I’m unable to schedule creative writing. An attempt to adhere to a writing itinerary is made every week since I first put pen to paper. Since I obviously have bills to pay and actually have to work for a living, I use Google Calendar which syncs across three of my electronic devices. I set up a specific time for creative writing on certain days and note the project I want to complete. The excitement of being organized overtakes me as I promise myself for the umpteenth time to follow a strict writing timetable. The allotted time arrives. I sit down at my desk and flip open my notebook. Nothing happens.

Apparently, my Muse takes a coffee break. So I try to jumpstart her by typing up stories I’ve already written out but my Muse is such a heifer, she still fails to show up. Sexy music and then a nice movie in the background may entice her or it may not. In a moment of frustration, I’ll succumb to an online game and at least twenty minutes of my precious time is suddenly wasted. Wash. Rinse. Repeat.

by mayeesherr of Sri Lanka

A lingering thought

I think it’s my formal training. I have an English degree with a concentration in writing. I spent most of my college years studying the masters of the craft and wishing I could be just like them. I was taught to write by first creating an outline. To this day, I can’t write one sentence of a story without writing out an outline first. This habit annoys me. This could also be the reason I have never responded well to creative writing prompts.

Instead, my Muse shows up while I’m driving or listening to someone’s funny anecdote. I have a digital recorder but my words don’t flow while I’m concentrating on driving. Pulling out pen and paper during a conversation is a bit rude, although I’m seriously considering that in the future. I wait until I get home but then I’m confronted with every chore I need to complete before bedtime. Wash. Rinse. Repeat.
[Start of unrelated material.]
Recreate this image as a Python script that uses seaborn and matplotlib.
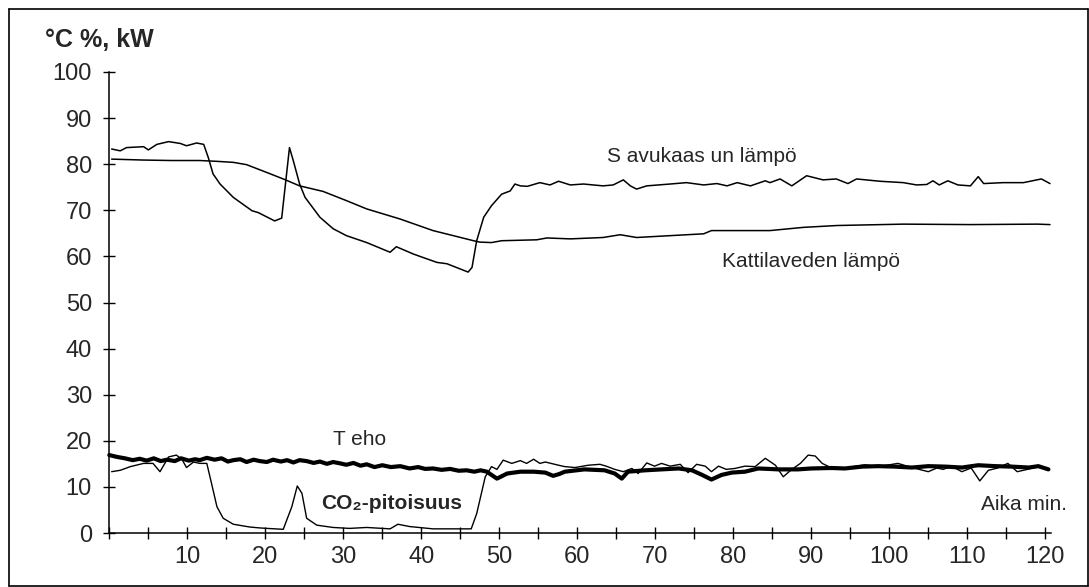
import matplotlib
matplotlib.use("Agg")
import matplotlib.pyplot as plt
import seaborn as sns
from matplotlib.lines import Line2D

# ---------------- data ----------------
# Savukaasun lämpö (flue gas temperature)
sav_x = [0.3, 1.4, 2.2, 3.3, 4.4, 5.0, 6.1, 7.6, 9.1, 9.9, 11.2, 12.1, 12.7, 13.3, 14.2,
         15.9, 18.3, 19.1, 21.2, 22.1, 23.1, 23.6, 24.4, 25.1, 27.0, 28.7, 30.4, 33.0,
         36.0, 36.8, 39.0, 42.0, 43.3, 46.0, 46.5, 47.1, 48.0, 49.0, 50.3, 51.4, 52.0,
         52.7, 53.6, 55.2, 56.5, 57.6, 59.1, 60.8, 63.3, 64.6, 65.9, 66.8, 67.6, 68.9,
         71.9, 74.0, 76.2, 77.9, 79.2, 80.5, 82.2, 84.1, 84.7, 86.0, 87.5, 89.4, 91.5,
         93.2, 94.7, 95.8, 98.8, 101.8, 103.5, 104.8, 105.6, 106.4, 107.5, 108.8, 110.4,
         111.4, 112.1, 114.6, 117.2, 119.5, 120.6]
sav_y = [83.3, 82.9, 83.6, 83.7, 83.8, 83.1, 84.3, 84.9, 84.5, 84.0, 84.6, 84.3, 81.4, 77.9, 75.7,
         72.8, 69.9, 69.5, 67.7, 68.3, 83.6, 80.7, 75.7, 72.8, 68.5, 66.0, 64.5, 63.0,
         60.9, 62.1, 60.5, 58.7, 58.4, 56.6, 57.6, 63.4, 68.5, 71.0, 73.5, 74.2, 75.7,
         75.3, 75.2, 76.0, 75.5, 76.3, 75.5, 75.7, 75.3, 75.5, 76.6, 75.3, 74.6, 75.3,
         75.7, 76.0, 75.5, 75.8, 75.3, 76.0, 75.3, 76.4, 76.0, 76.8, 75.3, 77.5, 76.6,
         76.8, 75.8, 76.8, 76.3, 76.0, 75.5, 75.6, 76.4, 75.5, 76.4, 75.5, 75.3,
         77.3, 75.8, 76.0, 76.0, 76.8, 75.8]

# Kattilaveden lämpö (boiler water temperature)
kat_x = [0.3, 4.4, 8.0, 11.6, 14.0, 15.9, 17.6, 20.2, 22.3, 24.4, 27.4, 30.4, 33.0, 37.3,
         41.5, 46.7, 47.5, 49.0, 50.3, 54.8, 56.1, 59.1, 63.3, 65.5, 67.6, 71.9, 76.2,
         77.2, 80.4, 84.7, 89.0, 93.3, 101.8, 110.4, 119.0, 120.6]
kat_y = [81.1, 80.9, 80.8, 80.8, 80.6, 80.4, 79.9, 78.2, 76.8, 75.3, 74.1, 72.1, 70.3, 68.1,
         65.6, 63.4, 63.1, 63.0, 63.4, 63.6, 64.0, 63.8, 64.1, 64.7, 64.1, 64.5, 64.9,
         65.6, 65.6, 65.6, 66.3, 66.7, 67.0, 66.9, 67.0, 66.9]

# Teho (power, kW)
teho_x = [0.0, 1.0, 2.0, 3.0, 3.9, 4.8, 5.7, 6.6, 7.4, 8.4, 9.2, 10.2, 11.0, 11.6, 12.5,
          13.5, 14.4, 15.2, 15.9, 16.8, 17.6, 18.5, 19.3, 20.2, 21.0, 22.0, 22.8, 23.6,
          24.4, 25.3, 26.2, 27.0, 27.9, 28.7, 29.6, 30.4, 31.3, 32.2, 33.0, 34.0, 35.0,
          36.1, 37.3, 38.5, 39.6, 40.5, 41.5, 42.6, 43.7, 44.8, 45.8, 46.8, 47.6, 48.4,
          49.0, 49.7, 50.3, 51.0, 52.7, 54.4, 55.9, 56.9, 57.7, 58.4, 60.9, 63.5, 64.8,
          65.7, 66.5, 68.7, 70.8, 73.0, 74.7, 76.0, 77.2, 78.5, 79.8, 81.5, 83.2, 85.8,
          88.3, 90.0, 92.6, 94.3, 96.5, 98.6, 100.7, 102.9, 105.0, 107.2, 109.3, 111.4,
          113.6, 115.7, 117.9, 119.1, 120.4]
teho_y = [16.9, 16.5, 16.2, 15.8, 16.1, 15.7, 16.2, 15.6, 15.9, 15.6, 16.2, 15.7, 16.0, 15.8, 16.3,
          15.9, 16.2, 15.5, 15.8, 16.0, 15.4, 15.9, 15.6, 15.4, 15.9, 15.5, 15.8, 15.3,
          15.8, 15.6, 15.2, 15.5, 15.0, 15.4, 15.1, 14.8, 15.2, 14.6, 14.9, 14.3, 14.7,
          14.3, 14.5, 14.0, 14.3, 13.9, 14.0, 13.7, 13.9, 13.5, 13.6, 13.3, 13.6, 13.3,
          12.6, 11.8, 12.3, 12.9, 13.3, 13.3, 13.1, 12.4, 12.8, 13.3, 13.8, 13.6, 12.9,
          11.8, 13.3, 13.6, 13.8, 14.0, 13.6, 12.6, 11.6, 12.6, 13.1, 13.3, 14.0, 13.8,
          13.8, 14.0, 14.1, 14.0, 14.4, 14.5, 14.4, 14.2, 14.5, 14.4, 14.2, 14.7,
          14.5, 14.4, 14.2, 14.5, 13.8]

# CO2-pitoisuus (CO2 content, %)
co2_x = [0.3, 1.4, 2.7, 4.4, 5.6, 6.5, 7.6, 8.6, 9.3, 9.9, 10.8, 11.6, 12.5, 13.1, 13.8,
         14.6, 15.9, 18.0, 19.3, 20.2, 22.3, 23.4, 24.1, 24.7, 25.3, 26.6, 28.7, 30.8,
         33.0, 36.0, 37.0, 38.5, 41.5, 43.7, 46.4, 47.1, 48.2, 49.0, 49.7, 50.5, 51.6,
         52.7, 53.5, 54.4, 55.2, 55.9, 57.6, 58.4, 59.7, 61.4, 62.9, 63.7, 64.8, 65.9,
         67.0, 67.8, 68.9, 69.9, 70.8, 71.9, 73.2, 74.2, 75.3, 76.4, 77.2, 78.1, 79.1,
         80.2, 81.5, 82.8, 84.1, 85.4, 86.4, 87.5, 88.6, 89.6, 90.5, 91.4, 92.6, 94.3,
         96.9, 98.6, 101.1, 102.9, 105.0, 106.1, 106.9, 108.0, 109.3, 110.5, 111.6,
         112.7, 113.9, 115.2, 116.4, 117.7, 119.0, 120.3]
co2_y = [13.3, 13.6, 14.4, 15.1, 15.1, 13.3, 16.5, 16.9, 16.0, 14.2, 15.4, 15.1, 15.1, 10.8, 5.7,
         3.2, 1.9, 1.3, 1.1, 1.0, 0.8, 5.7, 10.2, 8.6, 3.2, 1.7, 1.2, 1.0,
         1.2, 0.9, 1.9, 1.4, 0.9, 0.9, 0.9, 4.2, 12.2, 14.4, 13.8, 15.8, 15.1,
         15.7, 15.1, 16.0, 15.1, 15.4, 14.7, 14.4, 14.2, 14.7, 14.9, 14.5, 13.8, 13.3,
         14.0, 12.9, 15.2, 14.5, 15.1, 14.5, 14.9, 13.1, 14.9, 14.5, 13.3, 14.5, 13.8,
         14.0, 14.5, 14.4, 16.2, 14.7, 12.2, 13.8, 15.1, 16.9, 16.7, 15.1, 14.1, 14.1,
         14.8, 14.4, 15.1, 14.2, 13.3, 14.1, 13.8, 14.5, 13.3, 14.1, 11.3,
         13.6, 14.1, 15.1, 13.3, 13.8, 14.4, 14.0]

y_ticks = [0, 10, 20, 30, 40, 50, 60, 70, 80, 90, 100]
x_ticks = [10, 20, 30, 40, 50, 60, 70, 80, 90, 100, 110, 120]
x_minor = [0, 5, 15, 25, 35, 45, 55, 65, 75, 85, 95, 105, 115]

unit_label = "°C %, kW"
lbl_sav = "S avukaas un lämpö"
lbl_kat = "Kattilaveden lämpö"
lbl_teho = "T eho"
lbl_co2 = "CO₂-pitoisuus"
lbl_aika = "Aika min."

# ---------------- figure ----------------
sns.set_style("ticks")
plt.rcParams["font.family"] = ["Liberation Sans", "DejaVu Sans"]

W, H = 1089, 587
fig = plt.figure(figsize=(W / 100, H / 100), dpi=100)
fig.patch.set_facecolor("white")

x0_px, y0_px, ytop_px = 109.3, 533.0, 72.0
xmax = 120.7
ppm = 7.8
ax = fig.add_axes([x0_px / W, 1 - y0_px / H, xmax * ppm / W, (y0_px - ytop_px) / H])
ax.set_facecolor("white")

kw = dict(ax=ax, color="black", estimator=None, sort=False, legend=False)
sns.lineplot(x=sav_x, y=sav_y, linewidth=1.1, **kw)
sns.lineplot(x=kat_x, y=kat_y, linewidth=1.1, **kw)
sns.lineplot(x=co2_x, y=co2_y, linewidth=1.0, **kw)
sns.lineplot(x=teho_x, y=teho_y, linewidth=3.0, **kw)
for ln in ax.lines:
    ln.set_clip_on(False)
    ln.set_solid_joinstyle("round")

ax.set_xlim(0, xmax)
ax.set_ylim(0, 100)
sns.despine(ax=ax)
for s in ("left", "bottom"):
    ax.spines[s].set_linewidth(1.1)
    ax.spines[s].set_color("black")

ax.set_yticks(y_ticks)
ax.set_xticks(x_ticks)
ax.set_xticks(x_minor, minor=True)
ax.tick_params(which="both", direction="inout", length=9, width=1.0, color="black")
ax.tick_params(axis="y", labelsize=17, pad=8)
ax.tick_params(axis="x", labelsize=17, pad=5)
ax.set_xlabel("")
ax.set_ylabel("")

# annotations
ax.text(63.8, 80.4, lbl_sav, fontsize=15, ha="left", va="baseline")
ax.text(78.5, 57.6, lbl_kat, fontsize=15, ha="left", va="baseline")
ax.text(28.7, 19.05, lbl_teho, fontsize=15, ha="left", va="baseline")
ax.text(27.2, 5.3, lbl_co2, fontsize=15, fontweight="bold", ha="left", va="baseline")
ax.text(111.8, 5.0, lbl_aika, fontsize=15, ha="left", va="baseline")

fig.text(45 / W, 1 - 28 / H, unit_label, fontsize=18, fontweight="bold",
         ha="left", va="top")

# outer frame
L, T, R, B = 8.5 / W, 1 - 8.5 / H, 1 - 1.0 / W, 1.0 / H
for xs, ys in (([L, L], [B, T]), ([L, R], [T, T]), ([R, R], [B, T]), ([L, R], [B, B])):
    fig.add_artist(Line2D(xs, ys, transform=fig.transFigure, color="black", lw=1.2))

fig.savefig("out.png", dpi=100)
This brings me to my two-day respite from the corporate world. We all know the weekend only means the responsibilities at your place of employment is given a break. Home responsibilities take center stage. I write a few sentences and then I remember laundry needs to be done. A few sentences more and the dishes in the sink stare back at me as I pass through the kitchen. All the while, my Muse mocks me, slowly sipping her lazy cup of coffee. I envy those past writers and artists who could depend on a rich patron. Their only purpose was to live life and create beautiful works of art for the enrichment of humanity.

I don’t believe in resolutions and even though a schedule would help immensely, I’m not continuing the torture of trying to adhere to one. I’ll succumb to her feminine wiles and accept the inevitable. My Muse is definitely in charge of my creative genius and maybe one day, she’ll let me win one.